◆ Task directions: The lines beneath this instruction, from the first through the one containing "plt.rcParams['font.family'] = ['Liberation", must be transcribed exactly; no other line belongs in the output.

◆ Data:
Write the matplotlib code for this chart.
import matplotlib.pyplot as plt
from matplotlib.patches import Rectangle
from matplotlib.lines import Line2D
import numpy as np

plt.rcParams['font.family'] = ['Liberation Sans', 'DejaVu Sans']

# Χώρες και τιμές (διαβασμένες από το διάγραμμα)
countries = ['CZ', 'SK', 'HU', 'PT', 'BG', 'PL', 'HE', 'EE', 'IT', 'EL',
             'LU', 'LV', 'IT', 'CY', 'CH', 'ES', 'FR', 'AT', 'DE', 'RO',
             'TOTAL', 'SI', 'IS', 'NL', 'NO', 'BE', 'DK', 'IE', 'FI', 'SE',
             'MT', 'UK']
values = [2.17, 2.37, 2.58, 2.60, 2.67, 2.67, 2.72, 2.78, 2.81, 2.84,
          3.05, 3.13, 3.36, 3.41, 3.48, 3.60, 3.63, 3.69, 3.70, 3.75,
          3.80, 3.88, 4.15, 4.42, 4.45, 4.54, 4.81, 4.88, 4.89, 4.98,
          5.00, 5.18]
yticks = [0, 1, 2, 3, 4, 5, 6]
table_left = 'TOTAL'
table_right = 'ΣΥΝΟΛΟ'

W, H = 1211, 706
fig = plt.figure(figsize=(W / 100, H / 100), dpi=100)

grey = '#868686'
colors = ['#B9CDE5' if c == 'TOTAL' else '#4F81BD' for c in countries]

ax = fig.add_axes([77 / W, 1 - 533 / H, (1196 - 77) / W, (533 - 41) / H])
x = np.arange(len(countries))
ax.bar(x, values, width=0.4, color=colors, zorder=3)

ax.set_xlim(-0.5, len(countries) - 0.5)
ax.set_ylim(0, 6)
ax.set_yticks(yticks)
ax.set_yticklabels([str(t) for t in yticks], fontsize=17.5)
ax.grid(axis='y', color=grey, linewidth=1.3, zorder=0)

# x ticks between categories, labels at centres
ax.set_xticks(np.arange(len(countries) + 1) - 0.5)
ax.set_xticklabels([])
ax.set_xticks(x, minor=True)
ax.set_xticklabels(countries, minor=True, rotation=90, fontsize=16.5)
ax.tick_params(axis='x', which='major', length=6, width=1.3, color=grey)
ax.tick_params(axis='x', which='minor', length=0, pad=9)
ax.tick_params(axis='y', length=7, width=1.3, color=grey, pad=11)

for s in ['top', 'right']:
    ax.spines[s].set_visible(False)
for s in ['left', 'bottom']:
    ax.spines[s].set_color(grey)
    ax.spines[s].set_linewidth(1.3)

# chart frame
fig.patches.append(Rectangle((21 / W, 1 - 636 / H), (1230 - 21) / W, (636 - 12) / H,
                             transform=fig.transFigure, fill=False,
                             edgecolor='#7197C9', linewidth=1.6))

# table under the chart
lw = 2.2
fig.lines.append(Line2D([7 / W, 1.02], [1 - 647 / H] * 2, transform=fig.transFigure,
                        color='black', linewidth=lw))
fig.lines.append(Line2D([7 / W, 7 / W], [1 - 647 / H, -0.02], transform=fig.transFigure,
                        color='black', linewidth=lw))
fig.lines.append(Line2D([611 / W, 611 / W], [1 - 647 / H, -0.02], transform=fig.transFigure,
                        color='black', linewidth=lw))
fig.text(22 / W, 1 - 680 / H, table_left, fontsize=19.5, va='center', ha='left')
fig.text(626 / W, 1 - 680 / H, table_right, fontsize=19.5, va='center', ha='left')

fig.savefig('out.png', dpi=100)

◆ Exercise output:
Write the matplotlib code for this chart.
import matplotlib.pyplot as plt
from matplotlib.patches import Rectangle
from matplotlib.lines import Line2D
import numpy as np

plt.rcParams['font.family'] = ['Liberation Sans', 'DejaVu Sans']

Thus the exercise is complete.